Fri, Feb 10 2012

Light on Chanukah

Fri, Dec 11 2009 09:59 CET 3005 Views
Light on Chanukah

Photo: MathKnight

There is something about the phrase "Festive Season" that causes the imagery, colours and lights of several different celebrations to be blurred and blended in the public mind.

The cultural domination of Christmas (leaving for another place the well-canvassed debate as to whether that is a sincere religious celebration or an explosion of global commercial opportunism) tends to lend the idea that all the world’s people have some kind of celebration around December, a parallel, alternative Christmas, if you will. Kwanzaa, for those who prefer a celebration rooted elsewhere than Europe – Christianity’s origins are in the Middle East but Christmas celebrations as we know them were fashioned in Europe – and Chanukah, grossly incorrectly perceived as the "Jewish Christmas".

Lighting of candles, common in a number of traditions in the dark continent that is Europe in December, and giving of gifts, which at Chanukah is a relatively recent invention, does not create any equivalence with other celebrations.

Chanukah is not among the most significant festivals in the year; in the Jewish Calendar issued in Bulgaria, it is listed along with Purim below the six derived from Torah.

Shedding light

There are variations in the stories about the origins of Chanukah. The best-known account is that it commemorates an episode in the time of Hellenistic persecution of the Jews under Antiochus IV Ephiphanes during the second century BCE, the time of the Second Temple. The holy places had been desecrated, among other things by forcing sacrifices of pigs in the temple and by defiling the sacred oil.

After victory by the Maccabees – the Hasmoneans – it was necessary to re-dedicate the temple. Only one container of oil that had remained undefiled was found, and while it should have lasted just one day, it lasted eight. This, tradition has it, is the miracle commemorated in the eight-day festival that is Chanukah, themed on light and by its name, commemorating the dedication of the temple – it is this, in fact, that is the spirit of the celebration, not the commemoration of a military victory.

More recent scholarship has suggested that the tradition has omitted what some researchers claim is another dimension to the story; that the authorities had become involved in internal strife between traditionalist and Hellenised Jews.
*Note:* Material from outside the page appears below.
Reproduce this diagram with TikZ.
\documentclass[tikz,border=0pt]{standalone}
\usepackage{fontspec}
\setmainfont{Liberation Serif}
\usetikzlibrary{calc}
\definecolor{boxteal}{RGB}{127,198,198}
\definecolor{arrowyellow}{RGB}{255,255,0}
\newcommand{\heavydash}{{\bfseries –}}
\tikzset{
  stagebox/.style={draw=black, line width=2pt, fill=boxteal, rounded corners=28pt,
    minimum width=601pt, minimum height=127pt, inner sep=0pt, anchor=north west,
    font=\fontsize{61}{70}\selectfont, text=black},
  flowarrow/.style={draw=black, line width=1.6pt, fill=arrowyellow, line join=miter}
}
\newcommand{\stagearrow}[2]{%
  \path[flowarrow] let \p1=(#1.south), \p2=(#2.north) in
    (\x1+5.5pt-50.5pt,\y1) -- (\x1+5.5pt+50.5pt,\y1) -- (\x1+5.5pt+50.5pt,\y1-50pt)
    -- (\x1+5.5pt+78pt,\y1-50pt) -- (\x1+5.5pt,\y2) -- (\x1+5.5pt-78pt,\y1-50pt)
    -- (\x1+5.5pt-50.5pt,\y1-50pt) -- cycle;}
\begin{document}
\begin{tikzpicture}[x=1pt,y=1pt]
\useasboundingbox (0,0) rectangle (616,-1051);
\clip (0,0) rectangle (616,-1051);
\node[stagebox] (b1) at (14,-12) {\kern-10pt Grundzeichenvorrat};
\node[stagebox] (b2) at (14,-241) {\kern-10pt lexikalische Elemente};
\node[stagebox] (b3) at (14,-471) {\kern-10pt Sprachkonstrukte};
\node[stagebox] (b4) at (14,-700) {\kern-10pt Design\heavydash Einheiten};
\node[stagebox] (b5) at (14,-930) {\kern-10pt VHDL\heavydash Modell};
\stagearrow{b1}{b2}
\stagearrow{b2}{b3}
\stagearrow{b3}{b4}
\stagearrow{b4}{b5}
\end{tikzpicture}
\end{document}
Leaving that aside for academics to argue about, Chanukah is about, literally, the miraculous shedding of light.

Tradition
Chanukah begins on the 25th day of the month of Kislev. Given that the day begins at sunset, this means that Chanukah this year begins at sunset on December 11, at 4.45pm Bulgarian time, and that December 12 is the first day of Chanukah, which in turn ends on December 19 (the second day of the month of Tevet) at 5.27pm.

During the eight-day period, there is no fasting – indeed, Chanukah is known for its ancient and more recent traditional foods – while no eulogies are delivered. A central image of Chanukah is the nine-stemmed candelabra, the hanukia, which has two more places for candles than the usual menorah. This is to accommodate candles or oil for eight days, with a place for the shammos ("servant" or "guard") used to lit the other candles.

There are prescriptions for the hanukia, with designs that do not align the candles in a straight line regarded as unacceptable. Importantly, the shammos must be allocated a separate place, and the places for the candles must be sufficiently far apart so that their flames cannot mingle.

With the recitation of blessings, the first candle on the first night is lit, using the shammos, on the right-hand-side of the hanukia as one faces it. On subsequent nights, new candles are added to the left of the first and lit in order of newness. On Shabat, Chanukah candles are lit first.

At the table
Fried foods are also emblematic at Chanukah, linking to the theme of oil. Indelibly associated with Chanukah – at least among Ashkenazi Jews, whose traditions have become arguably better known in the world through American popular culture – is the potato latke (some time ago I had access to a deli that kept me in potato latkes all year round, a prospect more or less impossible in Sofia, unless they are made at home).

Apart from the tradition of eating dairy products, cheese especially, and doughnuts (sufganiyot) – again, in Bulgaria, the problem would be food bought from a shop, highly unlikely to be kosher except in rare cases of some imported products. In Bulgaria, I have seen Chanukah traditions illustrated with boxes of Dunkin’ Donuts, but whether those were kosher I do not know.

As an aside, those who seek to keep kosher in this country do get some supplies through the synagogue in Sofia or the Chabad Centre, but otherwise
in a country where the Jewish community is much diminished and where a significant number do not keep to dietary prescriptions, there is no market demand for kosher food shelves, as in other countries.

The Santa Clause
Gift-giving has become part of Chanukah traditions in some places, some suggest because of the proximity of Christmas. Adam Sandler referred to being "the only kid with no Christmas tree" in his Chanukah song.

Some (again, allowing for the fact that gift-giving is not universal) give gelt, a Yiddish word for money, while others give gifts, and then sometimes spreading elements of the gift-giving out over the eight days so that it becomes a whole by Zot Chanukah, the final day. But inasmuch as all is not gold that glitters, not every gift in December is for Christmas.